NEWS SHOW

What your desk says about you

Release time: 2017-02-06 10:25 Browse volume:922

Are you the kind of person whose desk is alwa­­ys spick and span? Or is it a bit of a mess? How you organise your working space can say a lot about you. In fact,environmental psychologist Lily Bernheimer developed five distinct "desk personality types" in a study commissioned by UK co-working firm Headspace Group. Which of them best reflects you?

First up: are you "the clutterer"? Clutter means mess – and Bernheimer says a clutterer's desk is likely to be colourful, chaotic and covered in trinkets. These people are usually more extroverted and welcoming, and love being at the "crossroads" of the office.

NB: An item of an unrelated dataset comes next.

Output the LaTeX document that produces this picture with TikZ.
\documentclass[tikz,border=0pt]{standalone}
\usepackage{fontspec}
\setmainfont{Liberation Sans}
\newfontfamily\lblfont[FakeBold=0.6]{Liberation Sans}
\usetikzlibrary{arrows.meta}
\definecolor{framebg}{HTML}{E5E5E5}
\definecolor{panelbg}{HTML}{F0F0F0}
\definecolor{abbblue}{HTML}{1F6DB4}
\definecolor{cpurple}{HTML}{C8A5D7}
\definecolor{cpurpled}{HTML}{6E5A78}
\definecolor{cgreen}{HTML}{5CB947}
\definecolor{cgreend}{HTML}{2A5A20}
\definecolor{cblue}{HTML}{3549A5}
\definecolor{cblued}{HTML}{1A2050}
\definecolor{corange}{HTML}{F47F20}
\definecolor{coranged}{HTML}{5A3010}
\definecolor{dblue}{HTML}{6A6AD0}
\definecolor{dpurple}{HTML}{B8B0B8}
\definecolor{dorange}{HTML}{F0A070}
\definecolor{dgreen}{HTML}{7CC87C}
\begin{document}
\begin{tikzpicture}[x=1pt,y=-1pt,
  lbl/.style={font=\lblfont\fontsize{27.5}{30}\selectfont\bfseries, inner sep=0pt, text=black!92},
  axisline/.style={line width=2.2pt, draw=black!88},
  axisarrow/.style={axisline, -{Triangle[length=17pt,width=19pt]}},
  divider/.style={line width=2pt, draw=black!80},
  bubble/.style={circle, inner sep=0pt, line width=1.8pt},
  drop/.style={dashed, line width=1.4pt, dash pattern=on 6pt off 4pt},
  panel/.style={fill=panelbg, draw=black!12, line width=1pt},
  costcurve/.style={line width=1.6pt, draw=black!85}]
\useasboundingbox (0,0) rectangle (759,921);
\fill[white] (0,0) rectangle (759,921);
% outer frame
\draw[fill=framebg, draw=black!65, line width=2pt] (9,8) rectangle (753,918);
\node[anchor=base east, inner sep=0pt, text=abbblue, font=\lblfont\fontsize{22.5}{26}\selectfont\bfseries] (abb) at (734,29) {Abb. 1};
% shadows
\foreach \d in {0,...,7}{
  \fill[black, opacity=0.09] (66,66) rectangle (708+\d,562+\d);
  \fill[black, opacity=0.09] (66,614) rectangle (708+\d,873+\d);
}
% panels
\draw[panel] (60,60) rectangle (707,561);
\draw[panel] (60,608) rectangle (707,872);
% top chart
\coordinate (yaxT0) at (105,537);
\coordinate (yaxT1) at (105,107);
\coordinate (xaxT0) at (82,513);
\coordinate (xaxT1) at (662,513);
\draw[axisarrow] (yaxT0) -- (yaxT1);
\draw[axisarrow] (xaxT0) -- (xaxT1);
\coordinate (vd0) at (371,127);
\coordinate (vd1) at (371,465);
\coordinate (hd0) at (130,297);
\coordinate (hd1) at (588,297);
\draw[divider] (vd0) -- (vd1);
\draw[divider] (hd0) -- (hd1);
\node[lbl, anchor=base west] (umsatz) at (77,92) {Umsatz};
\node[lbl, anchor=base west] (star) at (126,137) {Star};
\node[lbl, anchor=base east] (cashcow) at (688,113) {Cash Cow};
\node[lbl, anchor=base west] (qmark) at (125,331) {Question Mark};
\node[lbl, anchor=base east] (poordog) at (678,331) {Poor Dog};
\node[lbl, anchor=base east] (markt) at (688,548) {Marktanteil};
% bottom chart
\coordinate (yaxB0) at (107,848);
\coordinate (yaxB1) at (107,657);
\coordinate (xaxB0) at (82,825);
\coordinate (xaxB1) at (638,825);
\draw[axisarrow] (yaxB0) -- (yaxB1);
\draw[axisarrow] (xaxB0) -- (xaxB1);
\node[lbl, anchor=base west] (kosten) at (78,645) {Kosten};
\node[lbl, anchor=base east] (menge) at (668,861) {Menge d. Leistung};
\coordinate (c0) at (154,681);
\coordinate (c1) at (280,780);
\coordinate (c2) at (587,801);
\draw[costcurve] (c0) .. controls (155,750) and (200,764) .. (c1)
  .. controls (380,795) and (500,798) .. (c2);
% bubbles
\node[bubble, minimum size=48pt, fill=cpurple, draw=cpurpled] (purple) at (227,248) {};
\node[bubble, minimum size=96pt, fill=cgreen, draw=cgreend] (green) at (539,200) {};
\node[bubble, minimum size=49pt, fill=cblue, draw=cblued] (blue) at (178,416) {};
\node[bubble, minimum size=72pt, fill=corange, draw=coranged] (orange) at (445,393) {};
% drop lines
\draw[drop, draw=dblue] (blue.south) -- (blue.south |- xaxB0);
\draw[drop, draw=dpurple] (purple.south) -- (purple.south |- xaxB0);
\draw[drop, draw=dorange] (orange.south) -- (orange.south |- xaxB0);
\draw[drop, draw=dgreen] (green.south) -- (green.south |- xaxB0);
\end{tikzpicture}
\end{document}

The hitch is that they're often too busy to tidy up after themselves!

Or perhaps you're "the minimalist"? A polar opposite to the clutterer, the minimalist has nothing unneccessary on his or her desk. These workers are often highly conscientious and disciplined, if a little cautious. But Bernheimer says this does not necessarily mean they're introverts – they just love structure.

Type three is "the expander". Personal space is very important to them, and it creeps ever outwards, even if this is not a consciously aggressive act. Berheimer says: "They may try to claim more and more territory for themselves by moving their coffee cup and their sandwich out further and further."

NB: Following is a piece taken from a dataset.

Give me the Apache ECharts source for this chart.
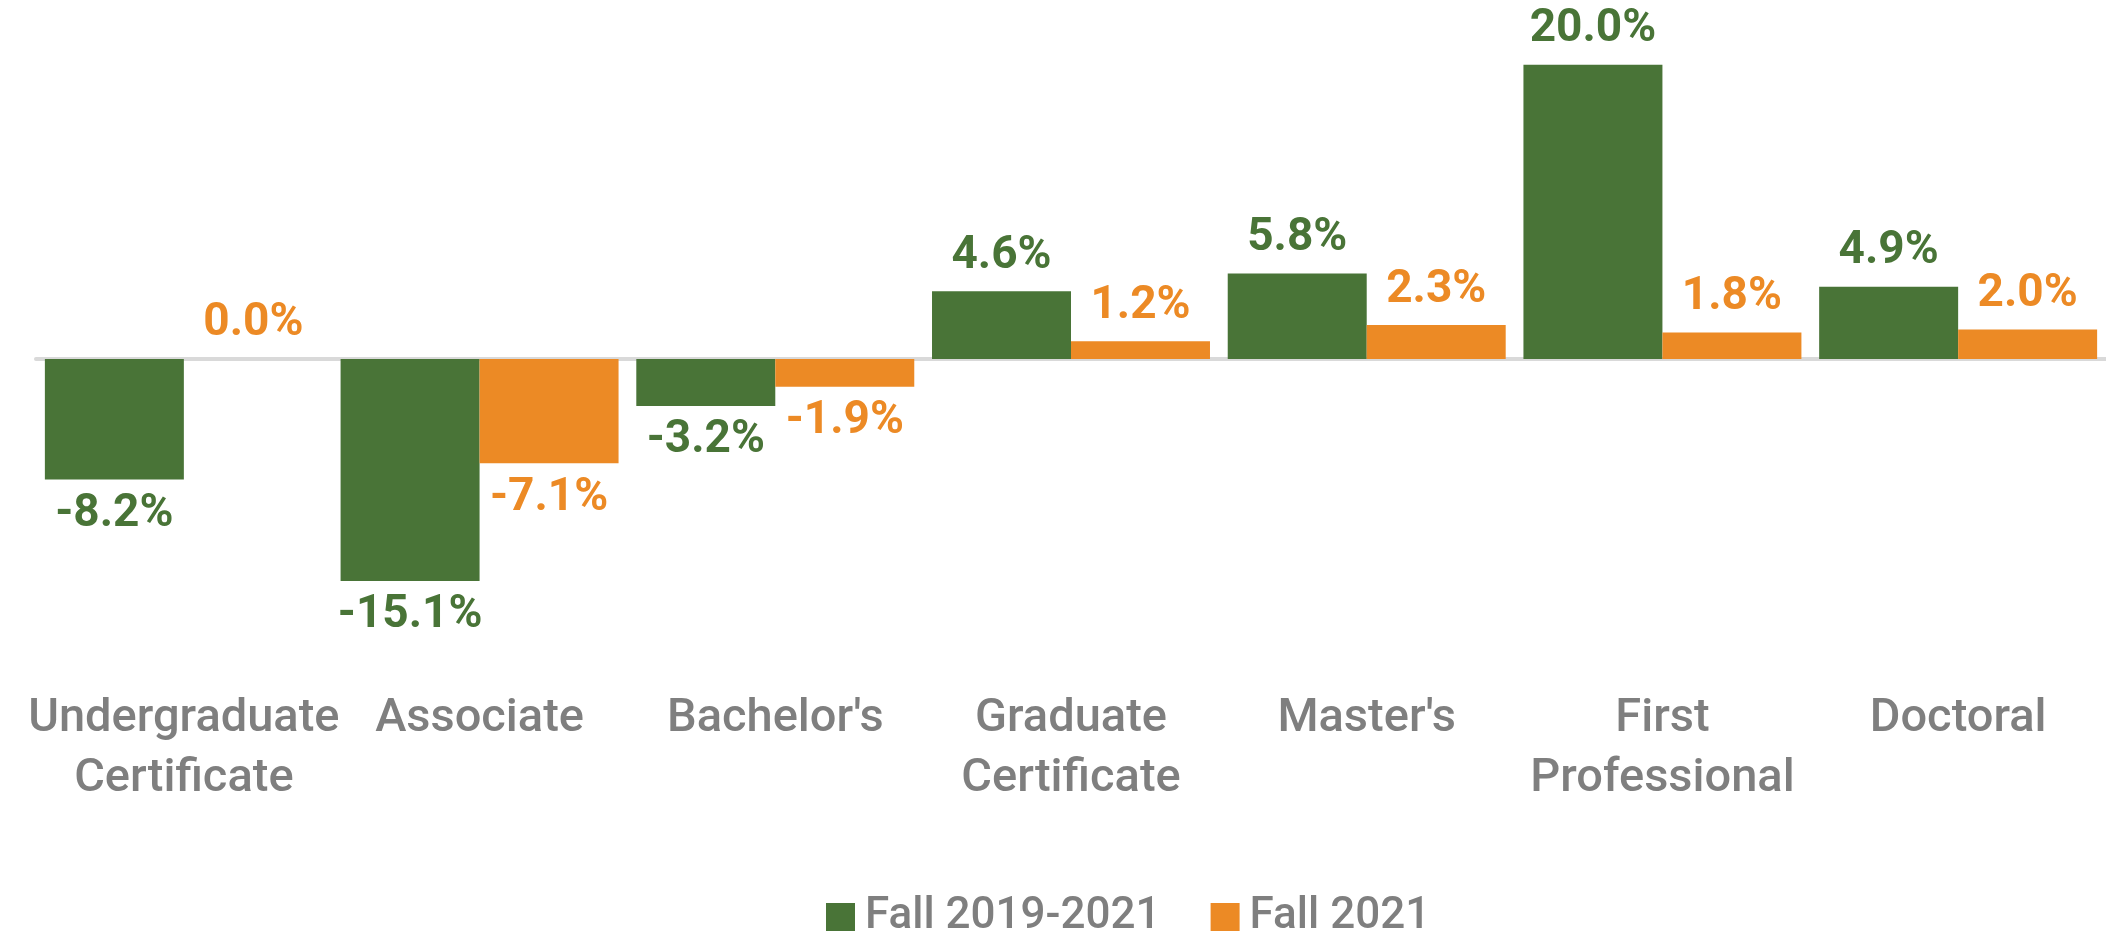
<!DOCTYPE html>
<html>
<head>
<meta charset="utf-8">
<script src="https://cdn.jsdelivr.net/npm/echarts@6/dist/echarts.min.js"></script>
<style>
  html, body { margin: 0; padding: 0; background: #ffffff; }
  #chart { width: 2106px; height: 937px; }
</style>
</head>
<body>
<div id="chart"></div>
<script>
const categories = ['Undergraduate\nCertificate', 'Associate', "Bachelor's", 'Graduate\nCertificate', "Master's", 'First\nProfessional', 'Doctoral'];
const fall2019to2021 = [-8.2, -15.1, -3.2, 4.6, 5.8, 20.0, 4.9];
const fall2021 = [0.0, -7.1, -1.9, 1.2, 2.3, 1.8, 2.0];
const seriesNames = ['Fall 2019-2021', 'Fall 2021'];

const GREEN = '#497437';
const ORANGE = '#EC8A25';
const FONT = 'Roboto, "Noto Sans", sans-serif';

const chart = echarts.init(document.getElementById('chart'), null, { renderer: 'canvas' });

function barLabel(color) {
  return {
    show: true,
    position: 'outside',
    distance: 12,
    color: color,
    fontFamily: FONT,
    fontWeight: 'bold',
    fontSize: 46,
    formatter: p => p.value.toFixed(1) + '%'
  };
}

// zero values get their label above the axis line
function withLabelSide(values) {
  return values.map(v => v === 0 ? { value: v, label: { position: 'top' } } : v);
}

chart.setOption({
  animation: false,
  backgroundColor: '#ffffff',
  grid: { left: 36, right: -12, top: 6, bottom: 284, containLabel: false },
  legend: {
    data: seriesNames,
    left: 821,
    top: 890,
    itemWidth: 29,
    itemHeight: 28,
    itemGap: 50,
    icon: 'rect',
    textStyle: { color: '#7F7F7F', fontFamily: FONT, fontWeight: 500, fontSize: 44, padding: [0, 0, 0, 5] }
  },
  xAxis: [
    {
      type: 'category',
      data: categories,
      position: 'bottom',
      axisLine: { show: false, onZero: false },
      axisTick: { show: false },
      axisLabel: {
        interval: 0,
        margin: 36,
        color: '#7F7F7F',
        fontFamily: FONT,
        fontWeight: 500,
        fontSize: 47,
        lineHeight: 60
      }
    },
    {
      type: 'category',
      data: categories,
      position: 'top',
      axisLine: { show: true, onZero: true, lineStyle: { color: '#D9D9D9', width: 4 } },
      axisTick: { show: false },
      axisLabel: { show: false }
    }
  ],
  yAxis: {
    type: 'value',
    min: -20,
    max: 24,
    interval: 4,
    show: false,
    splitLine: { show: false }
  },
  series: [
    {
      name: seriesNames[0],
      type: 'bar',
      xAxisIndex: 0,
      data: withLabelSide(fall2019to2021),
      barGap: '0%',
      barCategoryGap: '6%',
      itemStyle: { color: GREEN },
      label: barLabel(GREEN)
    },
    {
      name: seriesNames[1],
      type: 'bar',
      xAxisIndex: 0,
      data: withLabelSide(fall2021),
      barGap: '0%',
      barCategoryGap: '6%',
      itemStyle: { color: ORANGE },
      label: barLabel(ORANGE)
    }
  ]
});
</script>
</body>
</html>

"The personaliser" is our fourth type, and it’s quite self-explanatory. These people customise their space with photos, mementos and personal objects. "A simple, stylish or unusual workspace tells people that you’re high in the trait called 'openness', which means you're likely to be high in creativity, intellectuality and openness to new experience," says Bernheimer.

And finally, there's "the surveyor". These people feel insecure in the middle of the office, and seek out the quieter corners. From an evolutionary perspective, looking for well-protected spots from which to keep an eye out for potential threats makes sense. Surveyors are often introverted, but also highly productive and creative, if given the space and support they need.

Whichever type you are, making personal statements through presentation is deep in our nature, says Sam Gosling, professor of psychology at the University of Texas: "One of the reasons physical spaces, including one's office desks, can be sorevealing is that they're essentially the crystallisation of a lot of behaviour over time."